Windows 8 is the biggest revision of Microsoft Corp.’s operating system since it introduced Windows 95 amid great fanfare 17 years ago. Ultimately, Windows grew into a US$14 billion a year business and helped make former Chief Executive Bill Gates the richest man in the world for a time.
Now, due to smartphones and tablets, the personal computer industry is slumping. Computer companies are desperate for something that will get sales growing again. PC sales are expected to shrink this year for the first time since 2001, according to IHS iSuppli, a market research firm.
The question is whether the new version, which can be run on tablets and smartphones, along with the traditional PC, can satisfy the needs of both types of users.
“I am very worried that Microsoft may be about to shoot itself in the foot spectacularly,” said. Michael Mace, the CEO of Silicon Valley software startup Cera Technology and a former Apple employee. Windows 8 is so different, he said, that many Windows users who aren’t technophiles will feel lost, he said.

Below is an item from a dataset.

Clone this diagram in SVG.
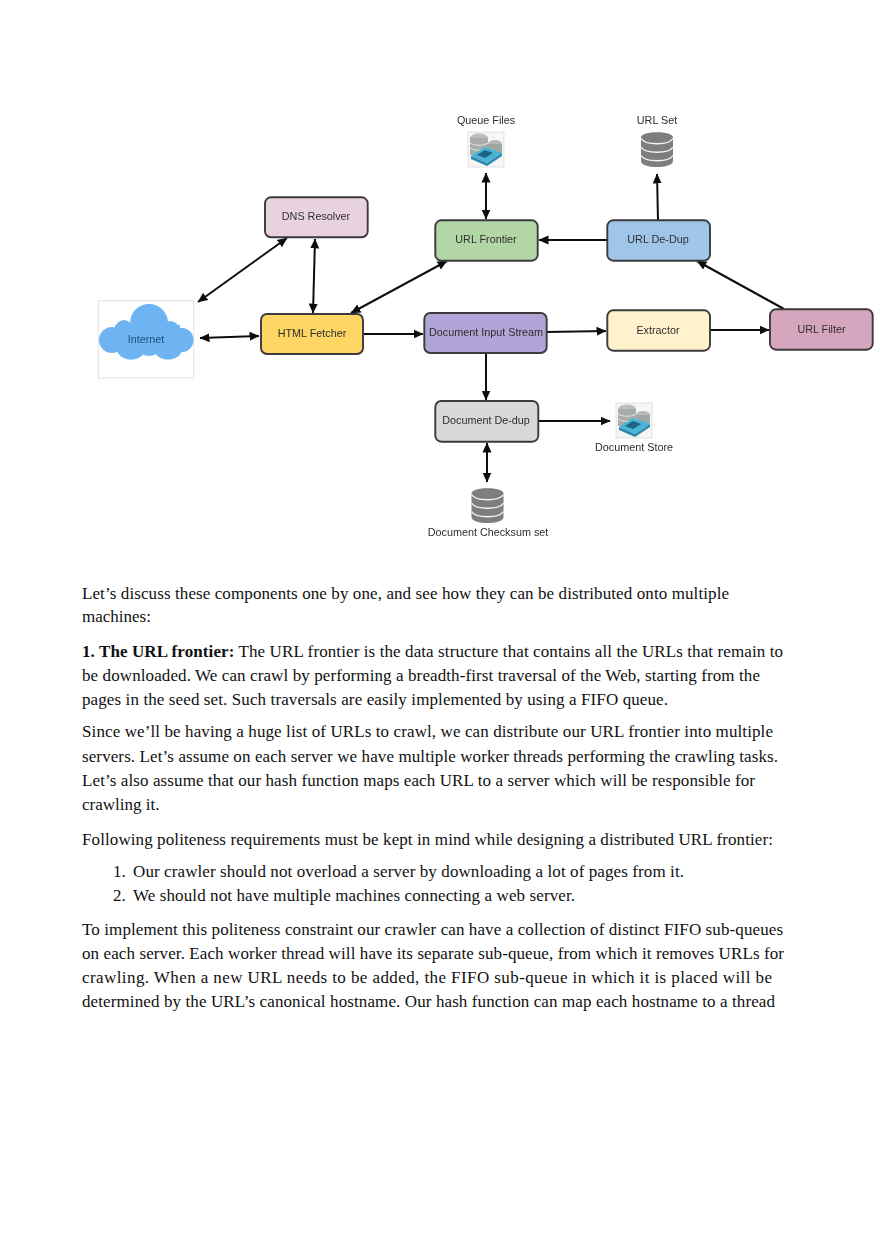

Microsoft is releasing Windows 8 on Oct. 26, and it doesn’t plan to cushion the impact. Computer companies will make Windows 8 standard on practically all PCs that are sold to consumers.
Speaking to Wall Street analysts on Thursday, Microsoft’s chief financial officer Peter Klein said he isn’t very concerned that user confusion could slow the adoption of Windows 8. When Microsoft introduces new features, he said, people eventually realize that “those innovations have delivered way more value, way more productivity and way better usability.” That’s going to be true of Windows 8 too, he said.
Instead of the familiar Start menu and icons, Windows 8 displays applications as a colorful array of tiles, which can feature updated information from the applications. For instance, the “Photos” tile shows an image from the user’s collection, and the “People” tile shows images from the user’s social-media contacts. (Microsoft is licensed to use AP content in the Windows 8 news applications.)
The tiles are big and easy to hit with a finger – convenient for a touch screen. Applications fill the whole screen by default – convenient for a tablet screen, which is usually smaller than a PC’s. The little buttons that surround Windows 7 applications, for functions like controlling the speaker volume, are hidden, giving a clean, uncluttered view. When you need those little buttons, you can bring them out, but users have to figure out on their own how to do it.
“In the quest for simplicity, they sacrificed obviousness,” said Sebastiaan de With, an interface designer and the chief creative officer at app developer DoubleTwist in San Francisco.
Technology blogger Chris Pirillo posted a YouTube video of his father using a preview version of Windows 8 for the first time. As the elder Pirillo tours the operating system with no help from his son, he blunders into the old “Desktop” environment and can’t figure out how to get back to the Start tiles. (Hint: Move the mouse cursor into the top right corner of the screen, then swipe down to the “Start” button that appears, and click it. On a touch screen, swipe a finger in from the right edge of the screen to reveal the Start button.) The four-minute video has been viewed more than 1.1 million times since it was posted in March.
“There are many things that are hidden,” said Raluca Budiu, a user experience specialist with Nielsen Norman Group. “Once users discover them, they have to remember where they are. People will have to work hard and use this system on a regular basis.”
Mace, the software CEO, has used every version of Windows since version 2.0, which came out in 1987. Each one, he said, built upon the previous one. Users didn’t need to toss out their old ways of doing things when new software came along. Windows 8 ditches that tradition of continuity, he said.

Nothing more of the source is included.